Diario La Segunda
Viernes 08.08.14
La revista de la Segunda
Hasta hace
no demasiado tiempo,
los paraguas solían ser
objetos un tanto fúnebres.
Casi siempre negros,
rígidos y amplios,
ofrecían en las calles
una coreografía triste
en las tardes de lluvia
de cielo emborronado.
Hay que sumar a esto
los abrigos y sombreros
de sus portadores,
igualmente lúgubres.
En la pintura
«La calle Ahumada»,
de Enrique Lynch,
realizada en 1902,
se alcanza a vislumbrar
la atmósfera inquietante
de los inviernos
lluviosos del pasado.
Se trata del tipo de lluvia
que se denominaba «a la antigua»,
es decir, «de arriba para abajo».
En sus diarios de viaje por China,
Roland Barthes anotaba,
a principios de los años setenta,
un dato curioso: los paraguas
de los chinos eran de distintos colores.
El sólo asombro del autor
alcanza para deducir
que el formato occidental
de paraguas correspondía aún
al armatoste oscurro,
solemne, casi ritual.
A fines de esa década
comenzaron a aparecer
en las calles los vendedores
de paraguas desechables,
lo que le dio al artefacto
-y por tanto al aspecto invernal de la ciudad-
una impensada renovación cromática.
Yo he perdido todos los paraguas
de los que fui propietario,
lo que no tiene nada de raro
pues, como los encendedores
y los lápices, los paraguas parecen
encajar en la estructura del acto fallido.
Están hechos para los malos entendidos,
los intercambios, las sustracciones involuntarias.

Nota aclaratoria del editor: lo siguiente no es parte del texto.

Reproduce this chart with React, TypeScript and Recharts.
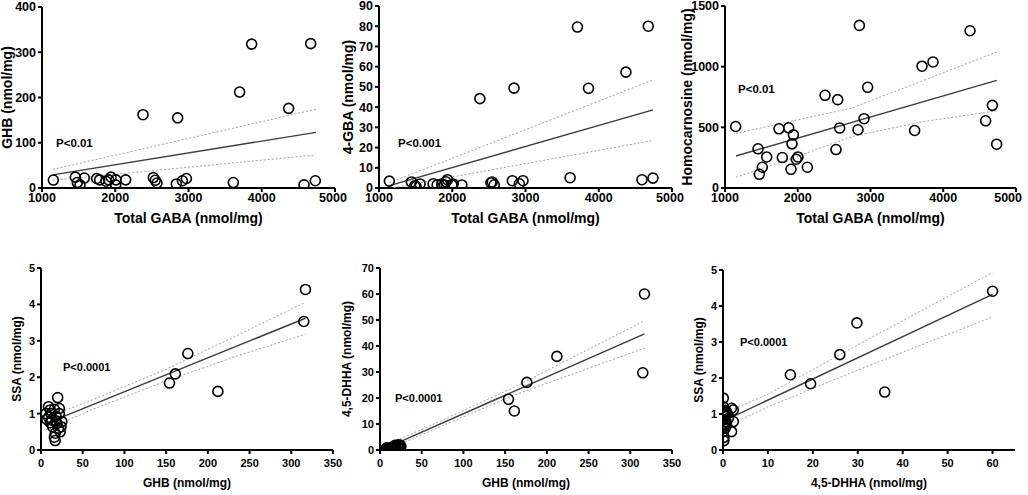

Edwards Bello muchas veces
recurría al ejemplo del paraguas
cuando especulaba sobre el atolondramiento
y la imprevisión de la vida chilena.
Decía que en las veredas
los paraguas de los transeúntes
andan a los choques,
enredándose unos con otros,
y que en nuestras casas,
la pregunta invariable
de las mañanas de lluvia es
«¿dónde habrá quedado el paraguas?»
Es difícil rastrear el origen de la idea
de que un paraguas abierto
puertas adentro acarrea la mala suerte.
Las explicaciones
que circulan habitualmente
son bastante insatisfactorias.
Se podría pensar que un paraguas
es un artículo psicológicamente cargado
-en un grado mayor que una panera
o un secador de pelo-, y que estando
diseñado para protegernos
de un fenómeno externo,
representa un tipo de experiencia
que sólo puede ser vivida
fuera de los deslindes de la casa.
Algo parecido a los amoríos
de los maridos in illo tempore,
tolerados con resignación por sus mujeres
siempre y cuando no se los mentara
-ni mucho menos se los llevara-
al escenario sagrado del hogar.
Es posible que el personaje de ficción
mayormente asociado al uso del paraguas
sea la famosa Mary Poppins, creada por
la novelista australiana P. L. Travers
y recreada en el cine por Julie Andrews
en la muy musical película de Walt Disney.
No hay quién no tenga
el poster promocional de esa película
proyectado en el telón de fondo del inconsciente,
al margen de que se tolere o no la historia y las canciones.
En este caso el paraguas,
más que para proteger a la protagonista
de la lluvia servía para que efectuara
sus desplazamientos aéreos.
Era, por lo tanto, un «objeto prodigioso»
no menos efectivo que las escobas de las brujas.